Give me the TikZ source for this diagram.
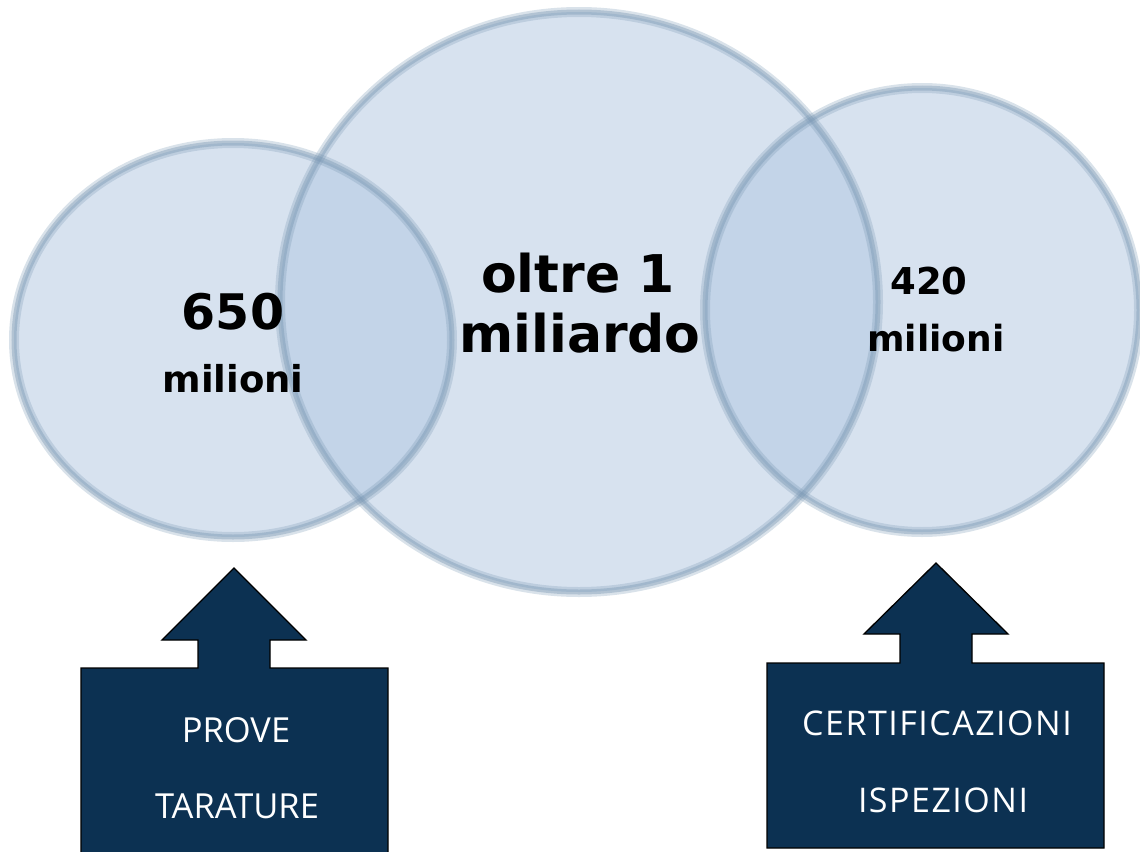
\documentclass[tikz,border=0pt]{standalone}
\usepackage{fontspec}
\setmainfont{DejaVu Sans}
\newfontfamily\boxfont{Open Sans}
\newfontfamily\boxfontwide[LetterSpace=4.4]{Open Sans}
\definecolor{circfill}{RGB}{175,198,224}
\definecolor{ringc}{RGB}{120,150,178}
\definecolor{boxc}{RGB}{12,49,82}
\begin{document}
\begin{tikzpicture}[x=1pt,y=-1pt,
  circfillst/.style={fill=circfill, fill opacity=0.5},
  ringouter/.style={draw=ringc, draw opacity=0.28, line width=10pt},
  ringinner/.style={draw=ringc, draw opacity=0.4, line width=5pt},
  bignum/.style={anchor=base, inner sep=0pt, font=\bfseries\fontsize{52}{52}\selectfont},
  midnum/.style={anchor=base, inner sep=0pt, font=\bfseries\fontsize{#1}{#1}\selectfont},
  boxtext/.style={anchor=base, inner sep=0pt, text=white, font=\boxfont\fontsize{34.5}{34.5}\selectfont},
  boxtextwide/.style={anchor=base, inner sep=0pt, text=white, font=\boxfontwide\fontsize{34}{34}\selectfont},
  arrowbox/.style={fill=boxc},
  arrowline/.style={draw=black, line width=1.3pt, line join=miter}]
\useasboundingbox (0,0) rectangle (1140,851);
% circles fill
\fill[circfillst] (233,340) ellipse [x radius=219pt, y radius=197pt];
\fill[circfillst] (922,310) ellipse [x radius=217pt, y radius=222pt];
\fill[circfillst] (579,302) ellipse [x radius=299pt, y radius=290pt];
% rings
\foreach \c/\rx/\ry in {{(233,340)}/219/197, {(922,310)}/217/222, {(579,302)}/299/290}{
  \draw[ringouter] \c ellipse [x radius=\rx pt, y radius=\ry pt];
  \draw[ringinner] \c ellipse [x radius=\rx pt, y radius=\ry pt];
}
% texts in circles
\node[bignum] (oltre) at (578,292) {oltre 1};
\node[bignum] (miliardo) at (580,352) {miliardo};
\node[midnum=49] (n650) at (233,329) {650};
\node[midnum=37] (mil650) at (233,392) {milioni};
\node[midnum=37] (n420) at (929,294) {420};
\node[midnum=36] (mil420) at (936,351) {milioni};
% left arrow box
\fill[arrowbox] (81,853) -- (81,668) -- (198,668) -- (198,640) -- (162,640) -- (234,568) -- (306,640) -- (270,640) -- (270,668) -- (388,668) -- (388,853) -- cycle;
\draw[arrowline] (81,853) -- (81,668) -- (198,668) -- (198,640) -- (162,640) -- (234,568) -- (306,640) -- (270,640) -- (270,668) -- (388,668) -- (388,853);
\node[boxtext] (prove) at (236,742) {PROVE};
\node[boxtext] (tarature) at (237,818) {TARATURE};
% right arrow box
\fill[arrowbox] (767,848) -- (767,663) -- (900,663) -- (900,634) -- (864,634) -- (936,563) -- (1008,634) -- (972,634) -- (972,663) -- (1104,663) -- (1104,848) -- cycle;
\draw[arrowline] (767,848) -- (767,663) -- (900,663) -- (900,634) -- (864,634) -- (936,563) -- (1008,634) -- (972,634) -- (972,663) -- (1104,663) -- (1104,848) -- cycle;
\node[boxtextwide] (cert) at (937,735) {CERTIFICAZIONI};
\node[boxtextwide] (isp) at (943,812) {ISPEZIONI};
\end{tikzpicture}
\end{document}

++++++++++

→ What is required: Copy each line in full and exactly, omitting any picture.

→ Written response:
Give me the TikZ source for this diagram.
\documentclass[tikz,border=0pt]{standalone}
\usepackage{fontspec}
\setmainfont{DejaVu Sans}
\newfontfamily\boxfont{Open Sans}
\newfontfamily\boxfontwide[LetterSpace=4.4]{Open Sans}
\definecolor{circfill}{RGB}{175,198,224}
\definecolor{ringc}{RGB}{120,150,178}
\definecolor{boxc}{RGB}{12,49,82}
\begin{document}
\begin{tikzpicture}[x=1pt,y=-1pt,
  circfillst/.style={fill=circfill, fill opacity=0.5},
  ringouter/.style={draw=ringc, draw opacity=0.28, line width=10pt},
  ringinner/.style={draw=ringc, draw opacity=0.4, line width=5pt},
  bignum/.style={anchor=base, inner sep=0pt, font=\bfseries\fontsize{52}{52}\selectfont},
  midnum/.style={anchor=base, inner sep=0pt, font=\bfseries\fontsize{#1}{#1}\selectfont},
  boxtext/.style={anchor=base, inner sep=0pt, text=white, font=\boxfont\fontsize{34.5}{34.5}\selectfont},
  boxtextwide/.style={anchor=base, inner sep=0pt, text=white, font=\boxfontwide\fontsize{34}{34}\selectfont},
  arrowbox/.style={fill=boxc},
  arrowline/.style={draw=black, line width=1.3pt, line join=miter}]
\useasboundingbox (0,0) rectangle (1140,851);
% circles fill
\fill[circfillst] (233,340) ellipse [x radius=219pt, y radius=197pt];
\fill[circfillst] (922,310) ellipse [x radius=217pt, y radius=222pt];
\fill[circfillst] (579,302) ellipse [x radius=299pt, y radius=290pt];
% rings
\foreach \c/\rx/\ry in {{(233,340)}/219/197, {(922,310)}/217/222, {(579,302)}/299/290}{
  \draw[ringouter] \c ellipse [x radius=\rx pt, y radius=\ry pt];
  \draw[ringinner] \c ellipse [x radius=\rx pt, y radius=\ry pt];
}
% texts in circles
\node[bignum] (oltre) at (578,292) {oltre 1};
\node[bignum] (miliardo) at (580,352) {miliardo};
\node[midnum=49] (n650) at (233,329) {650};
\node[midnum=37] (mil650) at (233,392) {milioni};
\node[midnum=37] (n420) at (929,294) {420};
\node[midnum=36] (mil420) at (936,351) {milioni};
% left arrow box
\fill[arrowbox] (81,853) -- (81,668) -- (198,668) -- (198,640) -- (162,640) -- (234,568) -- (306,640) -- (270,640) -- (270,668) -- (388,668) -- (388,853) -- cycle;
\draw[arrowline] (81,853) -- (81,668) -- (198,668) -- (198,640) -- (162,640) -- (234,568) -- (306,640) -- (270,640) -- (270,668) -- (388,668) -- (388,853);
\node[boxtext] (prove) at (236,742) {PROVE};
\node[boxtext] (tarature) at (237,818) {TARATURE};
% right arrow box
\fill[arrowbox] (767,848) -- (767,663) -- (900,663) -- (900,634) -- (864,634) -- (936,563) -- (1008,634) -- (972,634) -- (972,663) -- (1104,663) -- (1104,848) -- cycle;
\draw[arrowline] (767,848) -- (767,663) -- (900,663) -- (900,634) -- (864,634) -- (936,563) -- (1008,634) -- (972,634) -- (972,663) -- (1104,663) -- (1104,848) -- cycle;
\node[boxtextwide] (cert) at (937,735) {CERTIFICAZIONI};
\node[boxtextwide] (isp) at (943,812) {ISPEZIONI};
\end{tikzpicture}
\end{document}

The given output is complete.